Intervenção

Trabalho temporário - Intervenção de Odete Santos na AR

Regime jurídico do trabalho temporário (revoga o Decreto-Lei n.º 358/89, de 17 de Outubro, alterado pela Lei n.º 39/96, de 31 de Agosto, e pela Lei n.º 146/99, de 1 de Setembro) - declaração de voto

 

Sr. Presidente,
Srs. Deputados:

Penso que, apesar de um murmúrio neste fim de uma tarde bonita, deve assinalar-se que hoje é um dia muito negro para os trabalhadores portugueses, porque, através de um partido que tem no seu nome a palavra «socialista», se consagra a quase completa liberalização da flexibilidade contra os direitos dos trabalhadores. Eu diria mesmo que acabam por conseguir a flexigurança, sem qualquer segurança, porque, de facto, isto é colocar na máxima precarização o vínculo laboral.

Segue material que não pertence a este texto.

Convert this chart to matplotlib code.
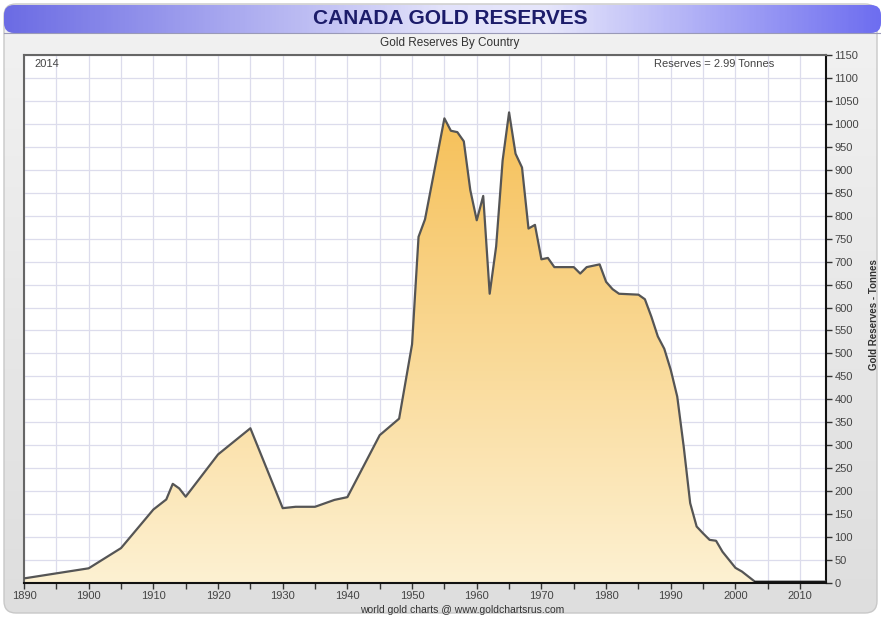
import numpy as np
import matplotlib
matplotlib.use("Agg")
import matplotlib.pyplot as plt
from matplotlib.colors import LinearSegmentedColormap
from matplotlib.patches import FancyBboxPatch, PathPatch

# Canada gold reserves, tonnes
years = [1890, 1900, 1905, 1910, 1912, 1913, 1914, 1915, 1920, 1925,
         1930, 1932, 1935, 1938, 1940, 1945, 1948, 1950, 1951, 1952,
         1955, 1956, 1957, 1958, 1959, 1960, 1961, 1962, 1963, 1964,
         1965, 1966, 1967, 1968, 1969, 1970, 1971, 1972, 1975, 1976,
         1977, 1979, 1980, 1981, 1982, 1985, 1986, 1987, 1988, 1989,
         1990, 1991, 1992, 1993, 1994, 1995, 1996, 1997, 1998, 2000,
         2001, 2002, 2003, 2014]
tonnes = [10, 32, 76, 160, 182, 216, 206, 188, 280, 337,
          163, 166, 166, 181, 187, 322, 358, 520, 754, 792,
          1012, 985, 982, 962, 856, 790, 843, 630, 733, 920,
          1025, 935, 905, 772, 780, 705, 708, 688, 688, 674,
          688, 694, 656, 640, 630, 628, 618, 580, 537, 510,
          464, 406, 297, 174, 123, 108, 94, 92, 68, 33,
          25, 14, 3, 3]

x_ticks = list(range(1890, 2015, 5))
x_labels = [str(y) if y % 10 == 0 else "" for y in x_ticks]
y_ticks = list(range(0, 1151, 50))

FONT = ["Liberation Sans", "DejaVu Sans"]

W, H = 881, 619
fig = plt.figure(figsize=(W / 100, H / 100), dpi=100)
fig.patch.set_facecolor("white")

# background panel + header drawn in pixel coords
bg = fig.add_axes([0, 0, 1, 1], zorder=0)
bg.set_xlim(0, W)
bg.set_ylim(H, 0)
bg.axis("off")

panel = FancyBboxPatch((4, 4), W - 8, H - 10, boxstyle="round,pad=0,rounding_size=12",
                       facecolor="none", edgecolor="#c8c8c8", lw=1)
bg.add_patch(panel)
grey = np.linspace(0, 1, 200).reshape(-1, 1)
grey_cmap = LinearSegmentedColormap.from_list("g", ["#f2f2f2", "#dedede"])
im_bg = bg.imshow(grey, extent=[4, W - 4, H - 6, 4], cmap=grey_cmap, aspect="auto", zorder=0)
im_bg.set_clip_path(panel)

header = FancyBboxPatch((4, 5), W - 4, 28, boxstyle="round,pad=0,rounding_size=10",
                        facecolor="none", edgecolor="none")
bg.add_patch(header)
hx = np.linspace(0, 1, 400).reshape(1, -1)
head_cmap = LinearSegmentedColormap.from_list(
    "h", [(0, "#6c6ce4"), (0.5, "#e2e2fa"), (0.62, "#e6e6fb"), (1, "#6e6ef0")])
im_h = bg.imshow(hx, extent=[4, W, 33, 5], cmap=head_cmap, aspect="auto", zorder=1)
im_h.set_clip_path(header)
bg.plot([4, W], [33, 33], color="#9a9ab8", lw=0.8, zorder=2)

bg.text(450, 19, "CANADA GOLD RESERVES", ha="center", va="center", fontsize=15,
        fontweight="bold", color="#1c1c6a", family=FONT)
bg.text(450, 43, "Gold Reserves By Country", ha="center", va="center", fontsize=8.5,
        color="#333333", family=FONT)
bg.text(462, 610, "world gold charts @ www.goldchartsrus.com", ha="center", va="center",
        fontsize=7.5, color="#333333", family=FONT)
bg.text(874, 315, "Gold Reserves - Tonnes", ha="center", va="center", rotation=90,
        fontsize=7, fontweight="bold", color="#333333", family=FONT)

# main plot
ax = fig.add_axes([24 / W, 1 - 583 / H, (826 - 24) / W, (583 - 55) / H], zorder=1)
ax.set_facecolor("white")
ax.set_xlim(1890, 2014)
ax.set_ylim(0, 1150)

ax.set_xticks(x_ticks)
ax.set_xticklabels(x_labels)
ax.set_yticks(y_ticks)
ax.grid(True, color="#dcdcec", lw=0.9)
ax.set_axisbelow(True)
ax.yaxis.tick_right()
ax.tick_params(axis="both", direction="out", length=4, width=1, color="#333333",
               labelsize=8, labelcolor="#444444", pad=2)
for lab in ax.get_xticklabels() + ax.get_yticklabels():
    lab.set_family(FONT)

for side in ["top", "left"]:
    ax.spines[side].set_color("#666666")
    ax.spines[side].set_linewidth(1.5)
for side in ["bottom", "right"]:
    ax.spines[side].set_color("#111111")
    ax.spines[side].set_linewidth(1.5)

# gradient filled area
fill = ax.fill_between(years, tonnes, 0, facecolor="none", edgecolor="none")
clip = PathPatch(fill.get_paths()[0], transform=ax.transData, facecolor="none", edgecolor="none")
ax.add_patch(clip)
fill_cmap = LinearSegmentedColormap.from_list("f", ["#fdf1d2", "#f6c058"])
gy = np.linspace(0, 1, 256).reshape(-1, 1)
im = ax.imshow(gy, extent=[1890, 2014, 0, max(tonnes)], origin="lower", aspect="auto",
               cmap=fill_cmap, zorder=2)
im.set_clip_path(clip)
ax.plot(years, tonnes, color="#555555", lw=1.6, zorder=3)
ax.plot(years[-2:], tonnes[-2:], color="#111111", lw=2, zorder=3)
ax.set_xlim(1890, 2014)
ax.set_ylim(0, 1150)

ax.text(0.013, 0.983, "2014", transform=ax.transAxes, ha="left", va="center",
        fontsize=8, color="#444444", family=FONT)
ax.text(0.935, 0.983, "Reserves = 2.99 Tonnes", transform=ax.transAxes, ha="right",
        va="center", fontsize=8, color="#444444", family=FONT)

fig.savefig("out.png", dpi=100)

E não é verdade, até por razões económicas, que isto seja útil às empresas. A esse respeito, cito, de um livro produzido pela Universidade de Lille, de 2000-2001, só sobre trabalho temporário, as críticas de alguns economistas, como Ramon, da revista Droit Social, pág. 71, e Jacobs, embora numa outra revista, que referem que, de facto, o que interessa para os bons resultados das empresas não é a instabilidade, que é uma particularidade essencial do trabalho temporário, mas a duração do vínculo laboral. E são economistas que o dizem! Desta completa instabilidade, que põe o trabalhador sem emprego a qualquer momento, bem se compreende que daqui não pode resultar qualificação profissional e bem se compreende que daqui até resulta uma maior frequência de acidentes de trabalho.

O projecto de lei do Partido Socialista (n.º 277/X) , que não acompanha estas matérias, como se salienta nesta obra dos professores da Universidade de Lille, a evolução que a regulamentação do trabalho temporário tem tido em França, onde, sempre que chega à presidência da República uma pessoa conotada com a esquerda, tornam-se mais duras as exigências em relação ao trabalho temporário, isto é, restringese a possibilidade de recurso ao trabalho temporário. E eu citaria aquele ano, 1982, salvo erro, em que o contrato de trabalho temporário, que era possível por seis meses, tornou-se possível apenas por três meses, do que resultou, também conforme um relatório, que a duração média, nesses tempos, do trabalho temporário, era de 15 dias, Srs. Deputados! De 15 dias para dois anos, que grande distância!

E como não chegavam 3 minutos para falar da execranda forma que está aqui consagrada, nomeadamente no artigo que acompanha toda a fundamentação da contratação a prazo, para dizer que, nesse caso, pode ser trabalho temporário ...

Se nesse caso pode ser trabalho temporário, então não é preciso haver contratos a prazo: contratam-se todos temporariamente e põem-se na rua em qualquer altura. Inclusivamente, a adopção daquela forma inexistente do contrato por tempo indeterminado, que não é o contrato sem prazo, porque não pode ser, está no artigo 31.º, donde se vê que não é. E não é possível e é inadmissível, segundo salientam os franceses, que o contrato de trabalho temporário tenha esta previsão da indeterminabilidade, precisamente porque este contrato vai contra a vida dos trabalhadores, vai contra a estabilidade do emprego...

Com certeza! Não são vítimas dessa instabilidade, mas são os trabalhadores!

E é por isso mesmo que este diploma, para além de violar a Constituição da República Portuguesa, tem outro vício: viola também as normas da OIT, que tem vindo a pugnar pela consagração de trabalho decente!

E isto que aqui está não é trabalho decente.

O PCP apresentou mais de 40 propostas de alteração, entre as quais se encontravam propostas  que previam importantes restrições à precariedade do emprego.

Nem uma dessas propostas foi aceite pelo Partido Socialista. É melhor tirarem o S do vosso nome, porque não são um partido socialista.